Just wanted to send in my impressions on participation in this year’s Judo World Kata Championships.  It was an amazing honor representing the United States of America.  I cannot underscore this feeling enough.  When you grow up as an athlete; football, wrestling, track, extreme sports, gymnastics, martial arts; most would have this as a bucket list item.  Anytime you get the chance to compete for your country, in what is the pinnacle of competition for your sport, it is a wonderful thing!

 

The next feeling I wish to express is gratitude, for my fellow team mates.  What an awesome team.  I was impressed with our top representative, Kuniko Takeuchi sensei.  She was not only knowledgeable and helpful, she was a joy to be around.  With a sense of humor and gentleness that I came to respect by the end of the trip.  Our team manager, Barbara Houston-Shimizu sensei, was a pleasure to be around.  The conversations around Judo and life outside Judo were invaluable. It was a wonderful feeling having someone there supporting us in all things related to this competition.  Taking on this role was critical to the team’s success.

 

I really enjoyed training, hanging, and competing with my fellow competitive team mates.  The veteran teams of Diane Tamai Jackson sensei and Karl Tamai sensei, and Robert Gouthro sensei and Lisa Capriotti sensei were so supportive, helpful, encouraging and gracious.  They really enhanced my experience, both competitively and non-competitively.  It was also good to see another rookie team participating this year: Bryce Oishi sensei and Chase Oishi sensei.  I was impressed with their competitive spirit and commitment to Judo.  I must mention our Judo Mom Mrs.

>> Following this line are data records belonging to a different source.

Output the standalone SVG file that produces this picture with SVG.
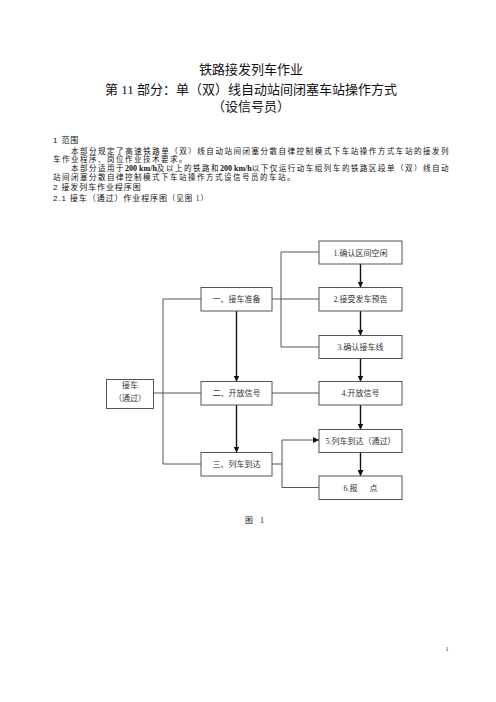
<svg xmlns="http://www.w3.org/2000/svg" width="496" height="702" viewBox="0 0 496 702">
<style>
.t{font-family:"Liberation Serif","Noto Sans CJK SC",serif;fill:#111}
.h{font-family:"Liberation Sans","Noto Sans CJK SC",sans-serif;fill:#111}
.p{font-size:7.5px;letter-spacing:1.5px}
.b{font-weight:bold;letter-spacing:0;font-size:8px}
.hd{font-size:8px;letter-spacing:0.9px}
.box{fill:#fff;stroke:#555;stroke-width:1}
.n{font-family:"Liberation Serif","Noto Sans CJK SC",serif;font-size:8px;fill:#333;text-anchor:middle}
.ln{fill:none;stroke:#555;stroke-width:1}
.ar{fill:none;stroke:#111;stroke-width:1.4}
</style>
<defs>
<marker id="ah" markerUnits="userSpaceOnUse" markerWidth="6" markerHeight="6" refX="6" refY="3" orient="auto">
<path d="M0,0 L6,3 L0,6 z" fill="#111"/>
</marker>
</defs>
<rect width="496" height="702" fill="#fff"/>
<g id="title" class="t" font-size="13" text-anchor="middle">
<text x="251" y="74">铁路接发列车作业</text>
<text x="251" y="94">第 11 部分：单（双）线自动站间闭塞车站操作方式</text>
<text x="251" y="111">（设信号员）</text>
</g>
<g id="body">
<text class="h hd" x="53" y="143">1 范围</text>
<text class="t p" x="71" y="153.5" textLength="379" lengthAdjust="spacingAndGlyphs">本部分规定了高速铁路单（双）线自动站间闭塞分散自律控制模式下车站操作方式车站的接发列</text>
<text class="t p" x="53" y="162">车作业程序、岗位作业技术要求。</text>
<text class="t p" x="71" y="171" textLength="379" lengthAdjust="spacingAndGlyphs">本部分适用于<tspan class="b">200 km/h</tspan>及以上的铁路和<tspan class="b">200 km/h</tspan>以下仅运行动车组列车的铁路区段单（双）线自动</text>
<text class="t p" x="53" y="180">站间闭塞分散自律控制模式下车站操作方式设信号员的车站。</text>
<text class="h hd" x="53" y="189.5">2 接发列车作业程序图</text>
<text class="h hd" x="53" y="200.5">2.1  接车（通过）作业程序图<tspan class="t" font-size="7.5">（见图 1）</tspan></text>
</g>
<g id="connectors">
<path class="ar" d="M360.5,264 V287.5" marker-end="url(#ah)"/>
<path class="ar" d="M360.5,311 V335.5" marker-end="url(#ah)"/>
<path class="ar" d="M360.5,358.5 V381.5" marker-end="url(#ah)"/>
<path class="ar" d="M360.5,405 V429.5" marker-end="url(#ah)"/>
<path class="ar" d="M360.5,452.5 V476" marker-end="url(#ah)"/>
<path class="ln" d="M319,252 H281 V347 H319"/>
<path class="ln" d="M272,299 H319"/>
<path class="ln" d="M272,393 H319"/>
<path class="ln" d="M272,464 H282"/>
<path class="ln" d="M319,487.5 H282 V440"/>
<path class="ln" d="M282,440 H319" marker-end="url(#ah)"/>
<path class="ln" d="M201,299 H163 V464 H201"/>
<path class="ln" d="M153,393 H201"/>
<path class="ar" d="M236.5,311 V381.5" marker-end="url(#ah)"/>
<path class="ar" d="M236.5,405 V452.5" marker-end="url(#ah)"/>
</g>
<g id="n_start"><rect class="box" x="106.5" y="379.5" width="47" height="29"/><text class="n" x="130" y="388">接车</text><text class="n" x="130" y="401">（通过）</text></g>
<g id="n_a"><rect class="box" x="201" y="287.5" width="71" height="23.5"/><text class="n" x="236.5" y="302">一、接车准备</text></g>
<g id="n_b"><rect class="box" x="201" y="381.5" width="71" height="23.5"/><text class="n" x="236.5" y="396">二、开放信号</text></g>
<g id="n_c"><rect class="box" x="201" y="452.5" width="71" height="23.5"/><text class="n" x="236.5" y="467">三、列车到达</text></g>
<g id="n1"><rect class="box" x="319" y="241" width="83" height="23"/><text class="n" x="360.5" y="255.5">1.确认区间空闲</text></g>
<g id="n2"><rect class="box" x="319" y="287.5" width="83" height="23.5"/><text class="n" x="360.5" y="302">2.接受发车预告</text></g>
<g id="n3"><rect class="box" x="319" y="335.5" width="83" height="23"/><text class="n" x="360.5" y="350">3.确认接车线</text></g>
<g id="n4"><rect class="box" x="319" y="381.5" width="83" height="23.5"/><text class="n" x="360.5" y="396">4.开放信号</text></g>
<g id="n5"><rect class="box" x="319" y="429.5" width="83" height="23"/><text class="n" x="360.5" y="444">5.列车到达（通过）</text></g>
<g id="n6"><rect class="box" x="319" y="476" width="83" height="23.5"/><text class="n" x="360.5" y="490.5" xml:space="preserve">6.报      点</text></g>
<g id="caption" class="t" font-size="8"><text x="245" y="523">图</text><text x="260" y="523">1</text></g>
<text class="t" x="445.5" y="651" font-size="6">1</text>
</svg>
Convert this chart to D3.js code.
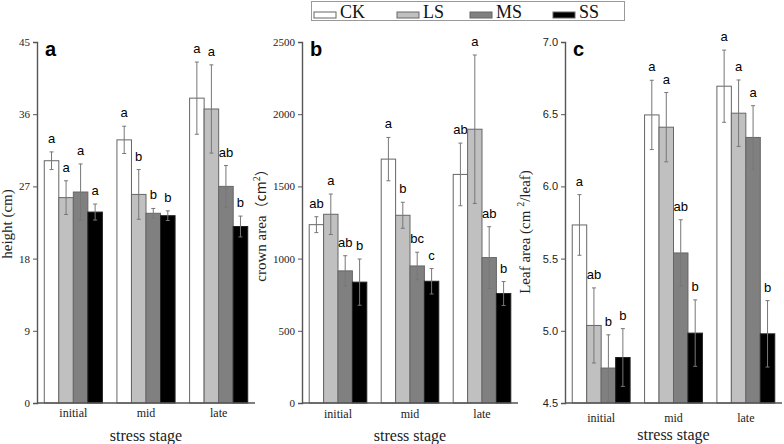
<!DOCTYPE html>
<html><head><meta charset="utf-8">
<script src="https://cdn.jsdelivr.net/npm/d3@7"></script>
<style>body{margin:0;background:#fff}svg{display:block}</style>
</head><body>
<svg id="chart" width="784" height="444"></svg>
<script>
const stages = ["initial","mid","late"];
const treatments = ["CK","LS","MS","SS"];
const colors = ["#ffffff","#c0c0c0","#808080","#000000"];

const heightMean = [[30.2,25.6,26.3,23.8],[32.8,26.0,23.65,23.35],[38.0,36.65,27.0,22.0]];
const heightErr  = [[1.1,2.1,3.5,1.0],[1.7,3.1,0.6,0.6],[4.5,5.5,2.6,1.3]];
const heightLetters = [["a","a","a","a"],["a","b","b","b"],["a","a","ab","b"]];
const heightTicks = [0,9,18,27,36,45];

const crownMean = [[1235,1307,915,837],[1689,1300,949,843],[1583,1896,1007,758]];
const crownErr  = [[55,140,105,160],[150,90,95,88],[217,514,214,83]];
const crownLetters = [["ab","a","ab","b"],["a","b","bc","c"],["ab","a","ab","b"]];
const crownTicks = [0,500,1000,1500,2000,2500];

const leafMean = [[5.733,5.037,4.742,4.815],[6.495,6.41,5.539,4.984],[6.694,6.507,6.339,4.979]];
const leafErr  = [[0.21,0.26,0.23,0.2],[0.24,0.24,0.23,0.23],[0.25,0.23,0.22,0.23]];
const leafLetters = [["a","ab","b","b"],["a","a","ab","b"],["a","a","a","b"]];
const leafTicks = [4.5,5.0,5.5,6.0,6.5,7.0];

const svg = d3.select("#chart");
const serif = "'Liberation Serif','Times New Roman',serif";
const sans = "'Liberation Sans',Arial,sans-serif";
const axisColor = "#555";

const panels = [
  {x0:37, x1:255, mean:heightMean, err:heightErr, letters:heightLetters, ticks:heightTicks, domain:[0,45], fmt:d3.format("d"), tickFont:serif, label:"a", xTickY:417, xTitleY:441, ylabelX:12, ylabelY:224},
  {x0:302, x1:518, mean:crownMean, err:crownErr, letters:crownLetters, ticks:crownTicks, domain:[0,2500], fmt:d3.format("d"), tickFont:serif, label:"b", xTickY:418, xTitleY:441, ylabelX:266, ylabelY:222},
  {x0:565, x1:782, mean:leafMean, err:leafErr, letters:leafLetters, ticks:leafTicks, domain:[4.5,7.0], fmt:d3.format(".1f"), tickFont:sans, label:"c", xTickY:422, xTitleY:440, ylabelX:530, ylabelY:232}
];
const yTop = 42, yBot = 403;

panels.forEach((p, pi) => {
  const g = svg.append("g");
  const y = d3.scaleLinear().domain(p.domain).range([yBot, yTop]);
  const x0 = d3.scaleBand().domain(stages).range([p.x0, p.x1]).paddingInner(0.2).paddingOuter(0.1);
  const x1 = d3.scaleBand().domain(treatments).range([0, x0.bandwidth()]);

  // bars
  stages.forEach((s, si) => {
    const grp = g.append("g").attr("transform", `translate(${x0(s)},0)`);
    treatments.forEach((t, ti) => {
      const v = p.mean[si][ti], e = p.err[si][ti];
      const bx = x1(t), bw = x1.bandwidth();
      grp.append("rect").attr("x", bx).attr("y", y(v)).attr("width", bw).attr("height", yBot - y(v))
        .attr("fill", colors[ti]).attr("stroke", ti === 3 ? "#222" : "#666").attr("stroke-width", 1);
      const cx = bx + bw / 2;
      const eTop = y(v + e), eBot = y(v - e);
      grp.append("line").attr("x1", cx).attr("x2", cx).attr("y1", eTop).attr("y2", eBot)
        .attr("stroke", "#777").attr("stroke-width", 1);
      [eTop, eBot].forEach(yy => grp.append("line").attr("x1", cx - 2).attr("x2", cx + 2)
        .attr("y1", yy).attr("y2", yy).attr("stroke", "#777").attr("stroke-width", 1));
      grp.append("text").attr("x", cx).attr("y", eTop - 9).attr("text-anchor", "middle")
        .attr("font-family", sans).attr("font-size", 13).attr("fill", "#000").text(p.letters[si][ti]);
    });
  });

  // y axis
  const yAxis = d3.axisLeft(y).tickValues(p.ticks).tickFormat(p.fmt).tickSize(4).tickPadding(3);
  const ya = g.append("g").attr("transform", `translate(${p.x0},0)`).call(yAxis);
  ya.select(".domain").attr("stroke", axisColor).attr("stroke-width", 1.4);
  ya.selectAll(".tick line").attr("stroke", axisColor);
  ya.selectAll("text").attr("font-family", p.tickFont).attr("font-size", 11).attr("fill", "#222");

  // x axis line
  g.append("line").attr("x1", p.x0).attr("x2", p.x1).attr("y1", yBot).attr("y2", yBot)
    .attr("stroke", axisColor).attr("stroke-width", 1.4);
  stages.forEach(s => {
    g.append("text").attr("x", x0(s) + x0.bandwidth() / 2).attr("y", p.xTickY).attr("text-anchor", "middle")
      .attr("font-family", serif).attr("font-size", 12).attr("fill", "#222").text(s);
  });
  g.append("text").attr("x", (p.x0 + p.x1) / 2).attr("y", p.xTitleY).attr("text-anchor", "middle")
    .attr("font-family", serif).attr("font-size", 16).attr("fill", "#222").text("stress stage");

  // panel label
  g.append("text").attr("x", p.x0 + 8).attr("y", 56).attr("font-family", sans).attr("font-weight", "bold")
    .attr("font-size", 20).attr("fill", "#000").text(p.label);

  // y label
  const yl = g.append("text").attr("transform", `translate(${p.ylabelX},${p.ylabelY}) rotate(-90)`)
    .attr("text-anchor", "middle").attr("font-family", serif).attr("font-size", 15).attr("fill", "#222");
  if (pi === 0) {
    yl.text("height (cm)");
  } else if (pi === 1) {
    yl.append("tspan").text("crown area");
    yl.append("tspan").attr("font-family", "'Noto Sans CJK SC'," + serif).attr("font-size", 14).text("（cm");
    yl.append("tspan").attr("font-size", 10).attr("dy", -6).text("2");
    yl.append("tspan").attr("dy", 6).attr("font-family", "'Noto Sans CJK SC'," + serif).attr("font-size", 14).text("）");
  } else {
    yl.append("tspan").text("Leaf area (cm ");
    yl.append("tspan").attr("font-size", 10).attr("dy", -6).text("2");
    yl.append("tspan").attr("dy", 6).text("/leaf)");
  }
});

// legend
const lg = svg.append("g");
lg.append("rect").attr("x", 311.5).attr("y", 1.5).attr("width", 313).attr("height", 19)
  .attr("fill", "#fff").attr("stroke", "#999").attr("stroke-width", 1);
const legX = [314, 397, 470, 553];
treatments.forEach((t, i) => {
  lg.append("rect").attr("x", legX[i]).attr("y", 12).attr("width", 22).attr("height", 6)
    .attr("fill", colors[i]).attr("stroke", "#666").attr("stroke-width", 1);
  lg.append("text").attr("x", legX[i] + 26).attr("y", 18).attr("font-family", serif).attr("font-size", 18)
    .attr("fill", "#111").text(t);
});
</script>
</body></html>
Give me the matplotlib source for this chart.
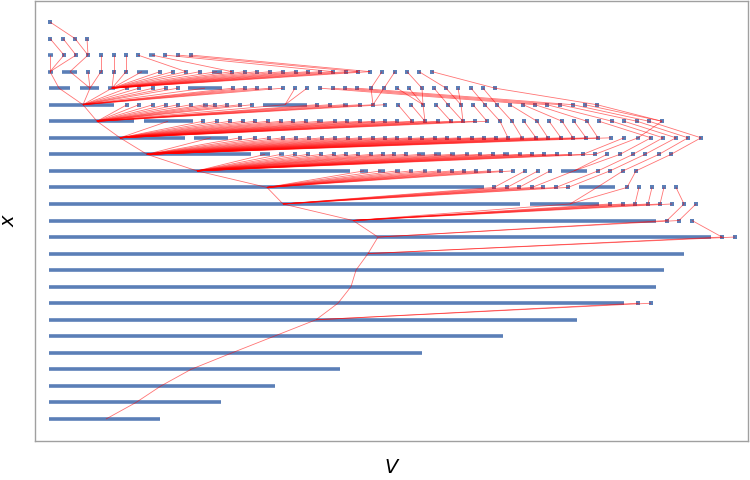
import matplotlib
matplotlib.use("Agg")
import matplotlib.pyplot as plt
from matplotlib.collections import LineCollection

# Each row (level of x, bottom = 0) lists its pieces along V.
# bar    : (start, end, anchor, parent_anchor_on_row_below)
# square : (center, parent_anchor_on_row_below)
r00 = [(49, 160, 106, None)]
r01 = [(49, 221, 136, 106)]
r02 = [(49, 275, 161, 136)]
r03 = [(49, 340, 191, 161)]
r04 = [(49, 422, 232, 191)]
r05 = [(49, 503, 274, 232)]
r06 = [(49, 577, 316, 274)]
r07 = [(49, 624, 338, 316), (638, 316), (651, 316)]
r08 = [(49, 656, 351, 338)]
r09 = [(49, 664, 356, 351)]
r10 = [(49, 684, 368, 356)]
r11 = [(49, 711, 378, 368), (722, 368), (735, 368)]
r12 = [(49, 656, 353, 378), (667, 378), (679, 378), (692, 722)]
r13 = [(49, 520, 283, 353), (530, 599, 570, 353), (610, 353), (623, 353), (635, 353),
       (648, 353), (660, 353), (672, 353), (684, 667), (696, 679)]
r14 = [(49, 484, 267, 283), (494, 283), (507, 283), (519, 283), (532, 283), (543, 283),
       (556, 283), (568, 283), (579, 615, 597, 570), (627, 570), (639, 635), (652, 648),
       (664, 660), (676, 684)]
r15 = [(49, 350, 197, 267), (360, 368, 364, 267), (378, 385, 381, 267), (395, 400, 397, 267),
       (409, 413, 411, 267), (423, 427, 425, 267), (437, 441, 439, 267), (452, 267), (464, 267),
       (476, 267), (489, 267), (501, 267), (513, 267), (525, 494), (538, 507), (550, 519),
       (561, 587, 574, 532), (598, 556), (610, 568), (623, 597), (636, 627)]
r16 = [(49, 251, 147, 197), (260, 270, 265, 197), (279, 284, 281, 197), (295, 197), (308, 197),
       (321, 197), (334, 197), (346, 197), (358, 197), (371, 197), (383, 197), (394, 197),
       (406, 197), (417, 425, 421, 197), (434, 441, 437, 197), (450, 455, 452, 197),
       (465, 469, 467, 197), (478, 482, 480, 197), (493, 197), (503, 509, 506, 197),
       (518, 522, 520, 197), (532, 197), (544, 197), (557, 197), (570, 197), (583, 197),
       (595, 197), (607, 574), (620, 574), (633, 598), (645, 610), (659, 623), (671, 636)]
r17 = [(49, 185, 120, 147), (194, 228, 211, 147), (240, 147), (255, 147), (269, 147), (283, 147),
       (296, 147), (309, 147), (322, 147), (335, 147), (348, 147), (360, 147), (373, 147),
       (385, 147), (397, 147), (410, 147), (422, 147), (435, 147), (447, 147), (459, 147),
       (472, 147), (484, 147), (496, 147), (508, 147), (520, 524, 522, 147), (536, 147),
       (548, 147), (561, 147), (573, 147), (586, 147), (598, 147), (611, 147), (624, 583),
       (636, 640, 638, 595), (651, 620), (663, 633), (676, 645), (688, 659), (701, 671)]
r18 = [(49, 134, 97, 120), (144, 193, 168, 120), (203, 120), (217, 120), (230, 120), (243, 120),
       (255, 120), (268, 120), (281, 120), (293, 120), (306, 120), (317, 323, 320, 120),
       (335, 120), (347, 120), (360, 120), (373, 120), (385, 120), (397, 120), (412, 120),
       (425, 120), (438, 120), (451, 120), (463, 120), (475, 120), (487, 120), (500, 508),
       (512, 522), (524, 536), (537, 548), (549, 561), (562, 573), (574, 586), (587, 598),
       (599, 651), (612, 663), (624, 676), (637, 688), (649, 701), (662, 638)]
r19 = [(49, 114, 83, 97), (127, 97), (139, 97), (153, 97), (166, 97), (178, 97), (191, 97),
       (203, 208, 205, 97), (215, 97), (227, 97), (240, 97), (252, 97), (263, 307, 285, 97),
       (317, 97), (330, 97), (343, 348, 345, 97), (360, 97), (373, 97), (385, 97), (398, 412),
       (411, 425), (423, 425), (436, 451), (448, 463), (461, 463), (473, 487), (485, 500),
       (497, 512), (510, 537), (523, 562), (535, 587), (547, 612), (560, 637), (573, 649),
       (585, 662), (597, 662)]
r20 = [(49, 70, 59, 83), (80, 99, 90, 83), (108, 115, 112, 83), (127, 83), (139, 83), (153, 83),
       (166, 83), (178, 83), (188, 222, 205, 83), (233, 83), (245, 83), (257, 83), (270, 83),
       (283, 83), (295, 285), (307, 285), (320, 535), (333, 547), (345, 560), (357, 573),
       (371, 373), (384, 373), (397, 423), (409, 423), (422, 423), (434, 448), (446, 461),
       (458, 461), (471, 485), (483, 497), (495, 597)]
r21 = [(48, 53, 50, 59), (62, 77, 70, 90), (88, 90), (101, 90), (114, 112), (126, 112),
       (137, 148, 142, 112), (160, 112), (173, 112), (186, 112), (200, 112),
       (212, 222, 217, 112), (232, 112), (245, 112), (257, 112), (270, 112), (283, 112),
       (296, 112), (308, 112), (320, 112), (333, 112), (346, 112), (358, 112), (370, 112),
       (382, 371), (395, 384), (407, 422), (419, 446), (432, 495)]
r22 = [(48, 53, 50, 50), (64, 50), (76, 50), (88, 70), (101, 101), (114, 114), (126, 126),
       (138, 186), (149, 155, 152, 232), (165, 333), (178, 358), (191, 370)]
r23 = [(50, 64), (63, 76), (75, 88), (87, 88)]
r24 = [(50, 75)]

rows = [r00, r01, r02, r03, r04, r05, r06, r07, r08, r09, r10, r11, r12,
        r13, r14, r15, r16, r17, r18, r19, r20, r21, r22, r23, r24]

x_label = "V"
y_label = "x"

blue = "#5b7fb7"
fig = plt.figure(figsize=(7.5, 4.8), dpi=100)
ax = fig.add_axes([35 / 750, 39 / 480, 713 / 750, 440 / 480])

bars, links = [], []
sq_x, sq_y = [], []
for k, row in enumerate(rows):
    for item in row:
        if len(item) == 4:
            s, e, a, p = item
            bars.append([(s, k), (e, k)])
        else:
            a, p = item
            sq_x.append(a)
            sq_y.append(k)
        if p is not None:
            links.append([(a, k), (p, k - 1)])

ax.add_collection(LineCollection(bars, colors=blue, linewidths=2.6,
                                 capstyle="butt", zorder=2))
ax.plot(sq_x, sq_y, linestyle="none", marker="s", markersize=2.9,
        markerfacecolor=blue, markeredgewidth=0, zorder=2)
ax.add_collection(LineCollection(links, colors=(1, 0, 0, 0.55), linewidths=0.6,
                                 zorder=3))

ax.set_xlim(35, 748)
ax.set_ylim(-1.33, 25.27)
ax.set_xticks([])
ax.set_yticks([])
for sp in ax.spines.values():
    sp.set_color("#a0a0a0")
    sp.set_linewidth(1.0)

ax.set_xlabel(x_label, fontsize=14, style="italic", family="DejaVu Sans", labelpad=12)
ax.set_ylabel(y_label, fontsize=14, style="italic", family="DejaVu Sans", labelpad=12)

fig.savefig("out.png", dpi=100, facecolor="white")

Oishi.  Thanks for all your support!

 

As for the competition… Wow!  The level of skill was amazing.  As Wayne and I trained for this event, we watched a lot of videos.  We read so much on our kata.  None of that compared to training/warming up next to five time World Champions.  In videos you can see intensity, but being next to them you can “feel” the intensity.  What an experience!  There are things you just pick up in person that you cannot glean from watching video.

 

Then there was the clinic, where we got coaching from those five time World Champions.  Knowing what they focus on…like as minute  as the placement of your toe on the mat.  Not only that, but having the ability to get help from former World competitors was a bonus.  We got to work with the Japanese, Germans, Australians, Canadians, and others that although I did not know where they came from or we had a hard time communicating, the Judo was the bridge.

 

My takeaways are these:  (1) now that my Judo soul/spirit has been awakened, it now has a hunger that is palpable, (2) I am also proud to be the first African-American to compete at a World Kata Championship! What an achievement personally, for the organization, and the country, and (3) as the United States starts to realize its objectives, it is great knowing that it is not only pushing its veterans, but building up the next generation.  Having rookie teams gain this kind of experience is essential to propelling the United States towards podium finishes.  I was very pleased that two rookie teams were invited this year.